Philosophie des zones d’autonomie temporaires est un essai passionnant, accessible, didactique mais précis, qui présente la pensée définitivement originale d’un anarchiste trop méconnu, Hakim Bey. Malgré les critiques qu’on peut formuler face à cette posture du repli, il va de soi que l’on peut trouver dans la TAZ de quoi enrichir la pensée critique et l’arsenal tactique. Bonne lecture !


[1] Descartes René, Discours de la méthode, troisième partie,1637.

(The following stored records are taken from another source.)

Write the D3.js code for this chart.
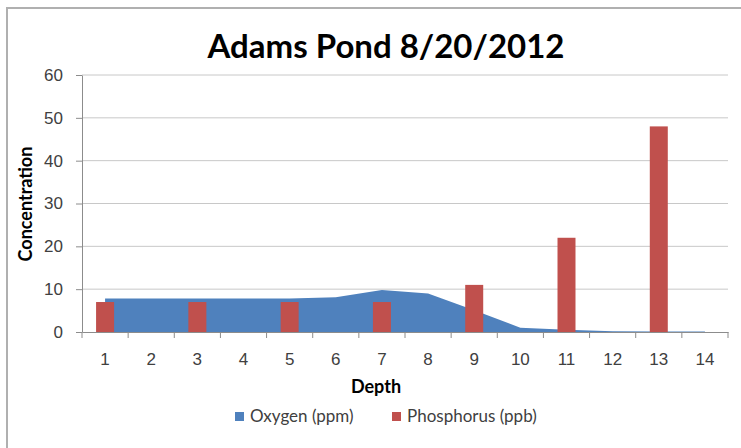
<!DOCTYPE html>
<html lang="en">
<head>
    <meta charset="UTF-8">
    <title>Adams Pond 8/20/2012</title>
    <script src="https://d3js.org/d3.v7.min.js"></script>
    <style>
        body { margin: 0; background: #fff; }
        svg { display: block; font-family: Lato, "Open Sans", sans-serif; }
        .axis text { fill: #404040; font-size: 17px; }
        .axis path, .axis line { stroke: #8c8c8c; }
        .grid line { stroke: #c8c8c8; }
    </style>
</head>
<body>
    <svg id="chart" width="741" height="448"></svg>

    <script>
        const depths = [1, 2, 3, 4, 5, 6, 7, 8, 9, 10, 11, 12, 13, 14];
        const oxygen = [7.8, 7.8, 7.8, 7.8, 7.8, 8.1, 9.8, 9.0, 5.1, 1.0, 0.5, 0.2, 0.1, 0.1];
        const phosDepths = [1, 3, 5, 7, 9, 11, 13];
        const phosphorus = [7, 7, 7, 7, 11, 22, 48];
        const yTicks = [0, 10, 20, 30, 40, 50, 60];

        const svg = d3.select("#chart");
        const margin = {top: 75, right: 13, bottom: 116, left: 82};
        const width = 741 - margin.left - margin.right,
              height = 448 - margin.top - margin.bottom;

        // outer chart border
        svg.append("rect")
            .attr("x", 7).attr("y", 8)
            .attr("width", 760).attr("height", 460)
            .attr("fill", "none")
            .attr("stroke", "#b0b0b0")
            .attr("stroke-width", 2);

        const g = svg.append("g").attr("transform", `translate(${margin.left},${margin.top})`);

        const x = d3.scaleBand()
            .domain(depths)
            .range([0, width]);

        const y = d3.scaleLinear()
            .domain([0, 60])
            .range([height, 0]);

        // gridlines
        g.append("g")
            .attr("class", "grid")
            .selectAll("line")
            .data(yTicks.slice(1))
            .enter().append("line")
            .attr("x1", 0).attr("x2", width)
            .attr("y1", d => y(d)).attr("y2", d => y(d));

        // oxygen area
        const area = d3.area()
            .x((d, i) => x(depths[i]) + x.bandwidth() / 2)
            .y0(y(0))
            .y1(d => y(d));

        g.append("path")
            .datum(oxygen)
            .attr("fill", "#4f81bd")
            .attr("d", area);

        // phosphorus bars
        const barW = x.bandwidth() * 0.39;
        g.append("g")
            .selectAll("rect")
            .data(phosphorus)
            .enter().append("rect")
            .attr("x", (d, i) => x(phosDepths[i]) + x.bandwidth() / 2 - barW / 2)
            .attr("y", d => y(d))
            .attr("width", barW)
            .attr("height", d => y(0) - y(d))
            .attr("fill", "#c0504d");

        // axes
        const xAxis = g.append("g")
            .attr("class", "axis")
            .attr("transform", `translate(0,${height})`)
            .call(d3.axisBottom(x).tickSize(0).tickPadding(21));

        // tick marks between categories
        xAxis.selectAll(".sep")
            .data(d3.range(depths.length + 1))
            .enter().append("line")
            .attr("class", "sep")
            .attr("x1", i => i * x.step()).attr("x2", i => i * x.step())
            .attr("y1", 0).attr("y2", 6);

        g.append("g")
            .attr("class", "axis")
            .call(d3.axisLeft(y).tickValues(yTicks).tickSize(6).tickSizeOuter(0).tickPadding(13));

        // titles
        svg.append("text")
            .attr("x", 386).attr("y", 58)
            .attr("text-anchor", "middle")
            .style("font-size", "33px")
            .style("font-weight", "bold")
            .attr("fill", "#000")
            .text("Adams Pond 8/20/2012");

        svg.append("text")
            .attr("x", 376).attr("y", 393)
            .attr("text-anchor", "middle")
            .style("font-size", "18px")
            .style("font-weight", "bold")
            .attr("fill", "#000")
            .text("Depth");

        svg.append("text")
            .attr("transform", "translate(32,204) rotate(-90)")
            .attr("text-anchor", "middle")
            .style("font-size", "18px")
            .style("font-weight", "bold")
            .attr("fill", "#000")
            .text("Concentration");

        // legend
        const legendItems = [
            {name: "Oxygen (ppm)", color: "#4f81bd", x: 235},
            {name: "Phosphorus (ppb)", color: "#c0504d", x: 392}
        ];
        const legend = svg.append("g")
            .selectAll("g")
            .data(legendItems)
            .enter().append("g")
            .attr("transform", d => `translate(${d.x},412)`);

        legend.append("rect")
            .attr("width", 9).attr("height", 9)
            .attr("fill", d => d.color);

        legend.append("text")
            .attr("x", 15).attr("y", 10)
            .style("font-size", "17px")
            .attr("fill", "#404040")
            .text(d => d.name);
    </script>
</body>
</html>
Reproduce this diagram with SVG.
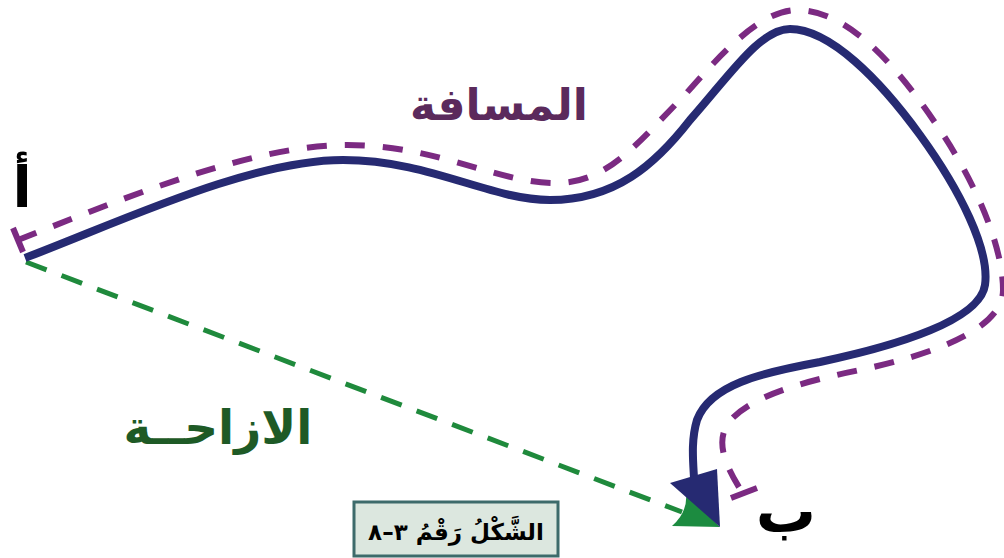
<svg xmlns="http://www.w3.org/2000/svg" width="1004" height="558" viewBox="0 0 1004 558">
<style>
.ar{font-family:"DejaVu Sans","Noto Sans",sans-serif;font-weight:bold;direction:rtl;text-anchor:middle}
.blue{fill:none;stroke:#262a72;stroke-width:8;stroke-linecap:butt}
.purple{fill:none;stroke:#7b2a82;stroke-width:6;stroke-dasharray:20 18}
.tick{fill:none;stroke:#7b2a82;stroke-width:6}
.green{fill:none;stroke:#1f8a3c;stroke-width:5;stroke-dasharray:22 16}
</style>
<rect width="1004" height="558" fill="#ffffff"/>
<g id="connectors">
  <path id="displacement" class="green" d="M26,262 L682,512"/>
  <path id="green-head" d="M720,527 L672,526 Q688,512 686,493 Z" fill="#1c8b40"/>
  <path id="distance-marker" class="purple" d="M18,240 C120,200 250,145 347,145 C440,145 500,185 560,183 C610,181 640,140 683,97 C720,55 760,10 797,10 C850,10 900,70 940,130 C980,190 1003,250 1003,290 C1003,330 930,355 860,370 C800,382 745,398 727,425 C715,445 728,470 742,492"/>
  <line class="tick" x1="13" y1="228" x2="23" y2="252"/>
  <line class="tick" x1="731" y1="498" x2="757" y2="488"/>
  <path id="path-line" class="blue" d="M25,258 C120,222 250,160 343,160 C430,160 490,200 550,200 C615,200 655,165 690,120 C730,75 760,29 790,29 C830,29 880,80 920,135 C960,190 990,250 985,285 C980,320 900,345 820,362 C760,373 710,385 697,420 C691,440 693,460 694,478"/>
  <polygon id="blue-head" points="670,483 717,469 720,527" fill="#262a72"/>
</g>
<g id="point-a">
  <text class="ar" x="22" y="207" font-size="56" fill="#000">أ</text>
</g>
<g id="point-b">
  <text class="ar" x="786" y="532" font-size="60" fill="#000">ب</text>
</g>
<g id="label-distance">
  <text class="ar" x="499" y="120" font-size="44" fill="#5b2a5c">المسافة</text>
</g>
<g id="label-displacement">
  <text class="ar" x="218" y="444" font-size="47" fill="#1e5a26">الازاحــة</text>
</g>
<g id="caption">
  <rect x="354" y="502" width="204" height="54" fill="#dce7df" stroke="#3d6b6b" stroke-width="3"/>
  <text class="ar" x="456" y="540" font-size="23" fill="#000">الشَّكْلُ رَقْمُ ٣–٨</text>
</g>
</svg>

[2] La secte des Assassins.

[3] Lestel ne cite quasiment jamais Hakim Bey, il le « ventriloque », il le fait parler en précédant d’un « Bey dit : » le paragraphe qui explicite et synthétise sa pensée. Pas de guillemets, pas de reproduction fastidieuse d’une phrase ou d’une citation, mais une reformulation subjective. Il s’agit d’une démarche à la fois heuristique et très anarchiste sur le fond et la forme.

[4] Bakounine, cité par Lestel, mais aussi Charles Fourier, parmi d’autres.

[5] Nietzsche Friedrich, Ainsi parlait Zarathoustra, prologue.

[6] Je vous renvoie au précédent ouvrage chroniqué sur Phrénosphère, Douillard-Lefevre Pierre, Dissoudre, Grevis, 2024.